Jef de Slegte joins the Paris IAS in September-October 2025 as part of the PostGenAI@Paris program supported by Sorbonne Université. The Paris IAS welcomes international researchers working on artifical intelligence, its consequences on societies and its perspectives for the future.
Research topics
Artificial intelligence; machine learning; political science.
Quantifying intersectional disparities in outcome using causal machine learning
Over the past decade, political scientists have increasingly adopted machine learning methods. In a context of increasing data sources, like debate transcripts, social media, surveys, geospatial and event records, machine learning methods are appealing because they expand the volume of analyzable information. Their algorithmic logic, however, while enabling new – and under-utilized – forms of inference, is driven by associational relations rather than causal reasoning per se, which potentially hampers their relevance for social and political sciences, where causal reasoning is a crucial component for theorization. Algorithms can, however, be complemented with additional strategies to enable causal inference, notably by making complex interactions less opaque and thereby more theoretically informative for the social sciences.

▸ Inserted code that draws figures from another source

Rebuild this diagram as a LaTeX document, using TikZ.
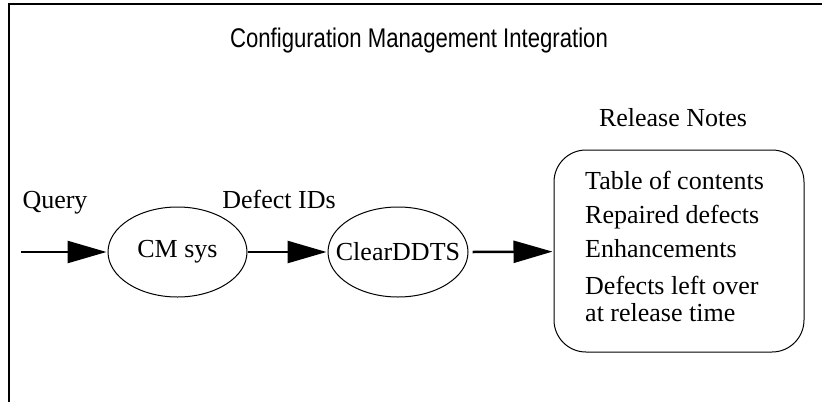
\documentclass[tikz,border=0pt]{standalone}
\usepackage{fontspec}
\setmainfont{Liberation Serif}
\newfontfamily\titlefont[FakeStretch=0.82]{Liberation Sans}
\usetikzlibrary{arrows.meta,shapes.geometric}

\tikzset{
  txt/.style={font=\fontsize{26}{31}\selectfont, inner sep=0pt},
  proc/.style={draw, ellipse, line width=1pt, inner sep=0pt, txt, minimum height=90pt},
  flow/.style={line width=2.5pt, -{Triangle[length=39pt,width=22pt]}, shorten >=1pt}
}

\begin{document}
\begin{tikzpicture}[x=1pt, y=-1pt]
\useasboundingbox (0,0) rectangle (822,402);
\draw[line width=2.2pt] (822,4) -- (9,4) -- (9,402);
\node[inner sep=0pt, font=\titlefont\fontsize{27}{30}\selectfont] (title) at (419,41) {Configuration Management Integration};
\node[txt] (rel) at (673,118) {Release Notes};
\node[txt, anchor=base] (query) at (55,208) {Query};
\node[txt, anchor=base] (ids) at (279,208) {Defect IDs};
\coordinate (in) at (21,252);
\node[proc, minimum width=139pt] (cm) at (177.5,252) {CM sys};
\node[proc, minimum width=140pt, inner xsep=-13.5pt] (dd) at (398,252) {ClearDDTS};
\node[draw, line width=1pt, rounded corners=32pt, minimum width=250pt, minimum height=202pt] (notes) at (679,251) {};
\node[txt, anchor=base west] (t1) at (585,189) {Table of contents};
\node[txt, anchor=base west] (t2) at (585,223) {Repaired defects};
\node[txt, anchor=base west] (t3) at (585,257) {Enhancements};
\node[txt, anchor=base west] (t4) at (585,294) {Defects left over};
\node[txt, anchor=base west] (t5) at (585,321) {at release time};
\draw[flow] (in) -- (cm);
\draw[flow] (cm) -- (dd);
\draw[flow] ([xshift=4pt]dd.east) -- (notes);
\end{tikzpicture}
\end{document}
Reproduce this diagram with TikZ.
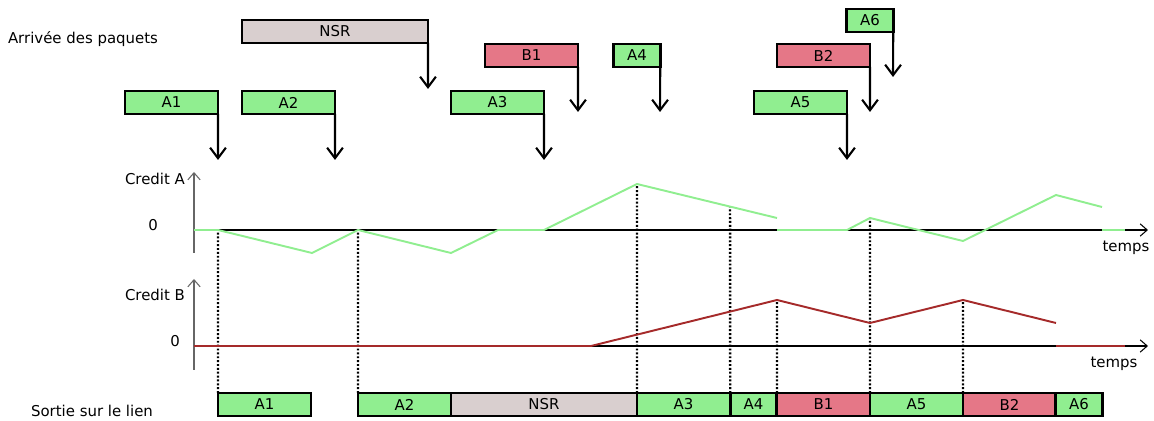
\documentclass[tikz,border=0pt]{standalone}
\usepackage{fontspec}
\setmainfont{DejaVu Sans}
\usetikzlibrary{arrows.meta}
\definecolor{vertA}{HTML}{90EE90}
\definecolor{roseB}{HTML}{E57787}
\definecolor{grisNSR}{HTML}{D9CFCF}
\definecolor{briqueB}{HTML}{A52A2A}
\tikzset{
  paquet/.style={draw=black, line width=1.5pt, inner sep=0pt, outer sep=0pt,
    minimum height=0.46cm, minimum width=1.86cm, font=\fontsize{8.5}{10}\selectfont},
  pqA/.style={paquet, fill=vertA},
  pqB/.style={paquet, fill=roseB},
  pqN/.style={paquet, fill=grisNSR, minimum width=3.72cm},
  court/.style={minimum width=0.93cm},
  arrivee/.style={line width=1.2pt, -{Straight Barb[length=6pt,width=9pt]}},
  axe/.style={line width=0.6pt, -{Straight Barb[length=4pt,width=7pt]}},
  repere/.style={line width=1.4pt, dash pattern=on 1.1pt off 1.1pt},
  texte/.style={font=\fontsize{8.5}{10}\selectfont, inner sep=0pt}
}
\begin{document}
\begin{tikzpicture}[x=0.02cm, y=-0.02cm]
    \useasboundingbox (0,0) rectangle (1154,421);
    % arrivee des paquets
    \node[texte] (titreIn) at (83,39) {Arrivée des paquets};
    \node[pqA] (A1) at (171.5,102.5) {A1};
    \node[pqA] (A2) at (288.5,102.5) {A2};
    \node[pqN] (NSR) at (335,31.5) {NSR};
    \node[pqA] (A3) at (497.5,102.5) {A3};
    \node[pqB] (B1) at (531.5,55.5) {B1};
    \node[pqA,court] (A4) at (637,55.5) {A4};
    \node[pqA,court] (A6) at (870,20.5) {A6};
    \node[pqB] (B2) at (823.5,55.5) {B2};
    \node[pqA] (A5) at (800.5,102.5) {A5};
    \coordinate (a1) at (218,160);
    \coordinate (a2) at (335,160);
    \coordinate (nsr) at (428,89);
    \coordinate (a3) at (544,160);
    \coordinate (b1) at (578,112);
    \coordinate (a4) at (660,112);
    \coordinate (a6) at (893,77);
    \coordinate (b2) at (870,112);
    \coordinate (a5) at (847,160);
    \draw[arrivee] (A1.south east) -- (a1);
    \draw[arrivee] (A2.south east) -- (a2);
    \draw[arrivee] (NSR.south east) -- (nsr);
    \draw[arrivee] (A3.south east) -- (a3);
    \draw[arrivee] (B1.south east) -- (b1);
    \draw[arrivee] (A4.south east) -- (a4);
    \draw[arrivee] (A6.south east) -- (a6);
    \draw[arrivee] (B2.south east) -- (b2);
    \draw[arrivee] (A5.south east) -- (a5);

    % sortie sur le lien
    \node[texte] (titreOut) at (92,411) {Sortie sur le lien};
    \node[pqA] (oA1) at (264.5,404.5) {A1};
    \node[pqA] (oA2) at (404.5,404.5) {A2};
    \node[pqN] (oNSR) at (544,404.5) {NSR};
    \node[pqA] (oA3) at (683.5,404.5) {A3};
    \node[pqA,court] (oA4) at (753.5,404.5) {A4};
    \node[pqB] (oB1) at (823.5,404.5) {B1};
    \node[pqA] (oA5) at (916.5,404.5) {A5};
    \node[pqB] (oB2) at (1009.5,404.5) {B2};
    \node[pqA,court] (oA6) at (1079,404.5) {A6};

    % reperes pointilles
    \draw[repere] (oA1.north west) -- (218,230);
    \draw[repere] (oA2.north west) -- (358,230);
    \draw[repere] (oA3.north west) -- (637,184);
    \draw[repere] (oA4.north west) -- (730,207);
    \draw[repere] (oB1.north west) -- (777,300);
    \draw[repere] (oA5.north west) -- (870,218);
    \draw[repere] (oB2.north west) -- (963,300);

    % credit A
    \draw[axe, black!60] (194,253) -- (194,172);
    \draw[axe] (194,230) -- (1148,230);
    \node[texte] (cA) at (155,179) {Credit A};
    \node[texte] (zA) at (153,225) {0};
    \node[texte] (tA) at (1126,248) {temps};
    \draw[vertA, line width=1.1pt] (194,230) -- (218,230) -- (312,253) -- (358,230)
        -- (451,253) -- (498,230) -- (544,230) -- (637,184) -- (777,218);
    \draw[vertA, line width=1.1pt] (777,230) -- (847,230) -- (870,218) -- (963,241)
        -- (1056,195) -- (1102,207);
    \draw[vertA, line width=1.1pt] (1102,230) -- (1125,230);

    % credit B
    \draw[axe, black!60] (194,370) -- (194,279);
    \draw[axe] (194,346) -- (1148,346);
    \node[texte] (cB) at (155,295) {Credit B};
    \node[texte] (zB) at (175,341) {0};
    \node[texte] (tB) at (1114,364) {temps};
    \draw[briqueB, line width=1.1pt] (194,346) -- (591,346) -- (777,300) -- (870,323)
        -- (963,300) -- (1056,323);
    \draw[briqueB, line width=1.1pt] (1056,346) -- (1125,346);
\end{tikzpicture}
\end{document}
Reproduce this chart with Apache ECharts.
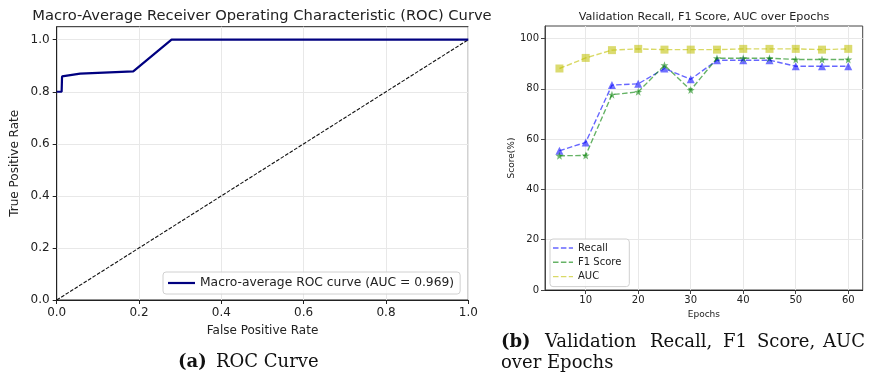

The project explores how the integration of such strategies can be enhanced to increase the relevance of machine learning methods in political science, specifically in the domain of trustworthy AI. State-of-the-art causal machine learning methods is assessed with the aim of detecting and quantifying unfair outcomes, notably those influenced by a protected attribute (e.g. race, gender, age,…), found in observational data where disparities in outcome are present or on data that include decisions from an institution or automated system that are deemed unfair. The focus is on translating intersectionality to these methods and examining how multiple protected attributes impact disparities in outcome, which is crucial from a perspective of fairness and inclusivity in AI. Lastly the project considers developing an approach to conduct fair predictions, which entails exploring ways to recalibrate the unfair outcomes based on the data at hand, to obtain fair outcomes, i.e. as if fair decision making was in place within the institution or automated system.
Key publications
Jef de Slegte, Filip Van Droogenbroeck, Bram Spruyt, Andres Algaba. Quantifying Voter Turnout Disparities using a Novel Causal Machine Learning Framework, 2025 (forthcoming).
Jef de Slegte, Filip Van Droogenbroeck, Bram Spruyt, Sam Verboven, Vincent Ginis. "The Use of Machine Learning Methods in Political Science: An In-Depth Literature Review", Political Studies Review, 2024.
DOI: https://doi.org/10.1177/14789299241265084
Jef de Slegte, Jacqueline Höllig, Aniek F. Markus, Prachi Bagave "Evaluating Counterfactual Approaches for Real-World Plausibility and Feasibility", Explainable Artificial Intelligence, 2023.